Lotfy Nathan: It was pretty run-and-gun. It started off as a school project, so it was really learning how to create the film as I was going. More and more talented people came on board and that was a tremendous thing, but it was a very organic process. I didn’t know how long the production would take, I didn’t know how much it would cost, I didn’t know what the story would be. I just had a few interests at first that spurred the desire to make it.
Were there any difficult instances that occurred during the process?
Nathan: There were a great deal of difficult things. There’s tragedy in the film that you see that was obviously difficult to navigate, also just the sustained effort of filming is not easy. There were a lot of challenges in making it, but it made for a better movie for all of that.
There’ve been comparisons to HBO’s The Wire. Did you reference anything in that series for the movie such as location?
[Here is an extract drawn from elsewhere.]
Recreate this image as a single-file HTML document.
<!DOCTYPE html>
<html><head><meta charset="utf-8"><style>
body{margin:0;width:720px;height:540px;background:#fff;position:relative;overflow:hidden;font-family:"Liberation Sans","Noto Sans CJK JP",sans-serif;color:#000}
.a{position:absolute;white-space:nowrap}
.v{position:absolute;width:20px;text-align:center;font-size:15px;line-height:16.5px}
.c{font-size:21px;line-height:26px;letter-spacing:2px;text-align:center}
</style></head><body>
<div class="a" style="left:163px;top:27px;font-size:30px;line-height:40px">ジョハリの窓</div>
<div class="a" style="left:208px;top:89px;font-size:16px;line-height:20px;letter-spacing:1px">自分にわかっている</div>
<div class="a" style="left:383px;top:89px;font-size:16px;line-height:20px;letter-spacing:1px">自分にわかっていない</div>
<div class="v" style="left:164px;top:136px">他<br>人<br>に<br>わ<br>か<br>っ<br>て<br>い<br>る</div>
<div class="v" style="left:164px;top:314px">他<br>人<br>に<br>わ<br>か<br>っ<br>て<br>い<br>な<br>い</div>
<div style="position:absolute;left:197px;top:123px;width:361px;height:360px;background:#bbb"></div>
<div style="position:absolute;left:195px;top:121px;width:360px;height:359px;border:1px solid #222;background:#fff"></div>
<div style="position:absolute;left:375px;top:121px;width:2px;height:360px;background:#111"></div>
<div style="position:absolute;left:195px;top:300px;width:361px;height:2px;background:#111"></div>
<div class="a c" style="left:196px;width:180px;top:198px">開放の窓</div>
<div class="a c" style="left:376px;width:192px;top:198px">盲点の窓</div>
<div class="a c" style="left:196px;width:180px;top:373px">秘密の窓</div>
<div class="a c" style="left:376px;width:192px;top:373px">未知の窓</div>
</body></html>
Nathan: Not in terms of scenes, I definitely saw The Wire a couple of years into filming and surely it informs things because the scope of it was beautifully done. The way that The Wire functions for me in making the film was just to know that audiences were equipped with a knowledge of Baltimore. It kind of provided a global audience with a context for Baltimore. Less had to be said because people already had the backdrop.
How were you first introduced to Pug?
Nathan: I met this guy, Larry Jackson, while I was filming on the Westside when I first started and we kept in touch. He showed me around some places because I was trying to film whatever I could relating to the bikes. He brought me over to this neighborhood in the Westside where another guy, Shank, said we had to go check out this kid who was all about bikes and like a small kind of go-getter. That’s how I met Pug. I was introduced to him early April 2010, and from there I immediately had a connection with them and felt that his family was very colorful and opened arms, and they had so much to say.
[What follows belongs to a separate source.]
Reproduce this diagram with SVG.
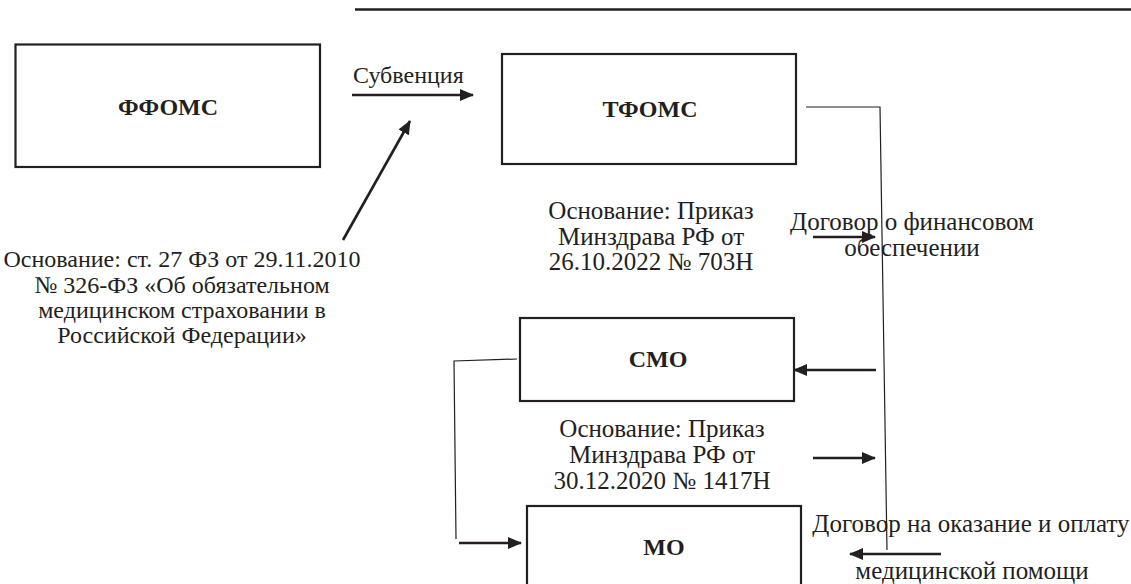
<svg xmlns="http://www.w3.org/2000/svg" width="1131" height="584" viewBox="0 0 1131 584">
<style>
.box{fill:#fff;stroke:#231f20;stroke-width:2.2}
.lbl{font-family:"Liberation Serif","Times New Roman",serif;font-weight:bold;font-size:24px;fill:#231f20;text-anchor:middle}
.txt{font-family:"Liberation Serif","Times New Roman",serif;font-size:25px;fill:#231f20}
.mid{text-anchor:middle}
.arr{stroke:#231f20;stroke-width:2.6;fill:none;marker-end:url(#ah)}
.thin{stroke:#231f20;stroke-width:1.2;fill:none}
</style>
<defs>
<marker id="ah" markerUnits="userSpaceOnUse" markerWidth="14" markerHeight="12" refX="13" refY="6" orient="auto">
<path d="M0,0 L14,6 L0,12 z" fill="#231f20"/>
</marker>
</defs>
<rect width="1131" height="584" fill="#fff"/>
<line x1="355" y1="9.5" x2="1131" y2="9.5" stroke="#231f20" stroke-width="2.5"/>
<g id="ffoms">
<rect class="box" x="15.5" y="44.5" width="304.5" height="122.5"/>
<text class="lbl" x="168" y="115">ФФОМС</text>
</g>
<g id="tfoms">
<rect class="box" x="502" y="54" width="294" height="110"/>
<text class="lbl" x="650" y="117">ТФОМС</text>
</g>
<g id="smo">
<rect class="box" x="520" y="318" width="274" height="83"/>
<text class="lbl" x="658" y="367">СМО</text>
</g>
<g id="mo">
<rect class="box" x="527" y="506" width="274" height="100"/>
<text class="lbl" x="664" y="555">МО</text>
</g>
<g id="labels">
<text class="txt" x="353" y="83" style="font-size:24px">Субвенция</text>
<text class="txt mid" x="182" style="font-size:24px"><tspan x="182" y="267">Основание: ст. 27 ФЗ от 29.11.2010</tspan><tspan x="182" y="292.5">№ 326-ФЗ «Об обязательном</tspan><tspan x="182" y="318">медицинском страховании в</tspan><tspan x="182" y="343">Российской Федерации»</tspan></text>
<text class="txt mid"><tspan x="651" y="219">Основание: Приказ</tspan><tspan x="651" y="244.5">Минздрава РФ от</tspan><tspan x="651" y="270">26.10.2022 № 703Н</tspan></text>
<text class="txt mid"><tspan x="662" y="437">Основание: Приказ</tspan><tspan x="662" y="463">Минздрава РФ от</tspan><tspan x="662" y="489">30.12.2020 № 1417Н</tspan></text>
<text class="txt mid"><tspan x="912" y="230">Договор о финансовом</tspan><tspan x="912" y="256">обеспечении</tspan></text>
<text class="txt mid" x="971" y="532">Договор на оказание и оплату</text>
<text class="txt mid" x="972" y="579">медицинской помощи</text>
</g>
<g id="connectors">
<line class="arr" x1="352" y1="95" x2="473" y2="95"/>
<line class="arr" x1="343" y1="240" x2="410" y2="121"/>
<polyline class="thin" points="806,107 880,107 887,550"/>
<polyline class="thin" points="517,359 454,361 456,539"/>
<line class="arr" x1="459" y1="543" x2="521" y2="543"/>
<line class="arr" x1="813" y1="237" x2="875" y2="237"/>
<line class="arr" x1="876" y1="370" x2="794" y2="370"/>
<line class="arr" x1="813" y1="458" x2="875" y2="458"/>
<line class="arr" x1="941" y1="554" x2="850" y2="554"/>
</g>
</svg>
You followed Pug for three years. How do you describe his love for the “12 O’Clock Boys?”
Nathan: I think he always needed something. He needed something to subscribe to like a lot of kids do, but he’s also rebellious. I think inherently it had to have some sense of thrill and rebellion to it. I think it was his ideal, but at the same time I saw firsthand that he was liable to be tempted by things I would say are worst; selling crack, or getting into a gang, or becoming the type that would hurt somebody. It’s not that I think the bikes are an answer per-say, but it’s definitely a way out of something.
What was it like working with Pug and his family?
Nathan: It was a lot of things. It was hard sometimes and it was fun sometimes. You see in the movie that he’s got such a range. It was pretty amazing. They taught me so much, I learned so much from that family and we all became close.
Did you ever read or talk about filming 12 O’Clock Boys beforehand?
Nathan: It wasn’t really being talked about much, but my first experience was just seeing them around, and looking back that’s pretty valuable. There hadn’t been any kind of article that I had seen I didn’t even know that they had a YouTube presence at the time. I was lucky I guess to want to start investigating that, but no there wasn’t like a suggestion of a story that I was following. The lead was pretty simple and that was seeing them a few times over a few years.
Was there any thought about bringing Meek Mill, a rapper with a huge love for dirt bikes, into the fold, or a possible sequel on Philly dirt bike culture?
Nathan: Meek has seen the movie and I think he liked it. A lot of the writers are obviously connected with him and I think he’s got a whole lot of love for the whole Baltimore situation. We’ve met a few times. I don’t know about a sequel, but I think he likes Pug in the movie.
Was there an instance you felt hesitant to film or thought you may have overstepped boundaries?
There were a lot of times like that. It’s delicate to be in somebody’s life and people want to share, but you maybe don’t feel right sharing certain things. It was important to have a relationship with the material where you’re being sensitive, but also kind of not apologetic at the same time. You want to show what you experience. Each shot, each thing that we were including we thought about it.
What do you hope watchers will gain from this movie?
I think people should walk away with an understanding, or at least an empathy towards a kid like Pug who you see very vulnerable at the beginning and then he‘s developing this harder shell. You kind of get a sense of why something like this exists. It’s a play on delicacy of people’s lives as they know it. It’s dangerous so that’s why they do it. It’s important for audiences to see that.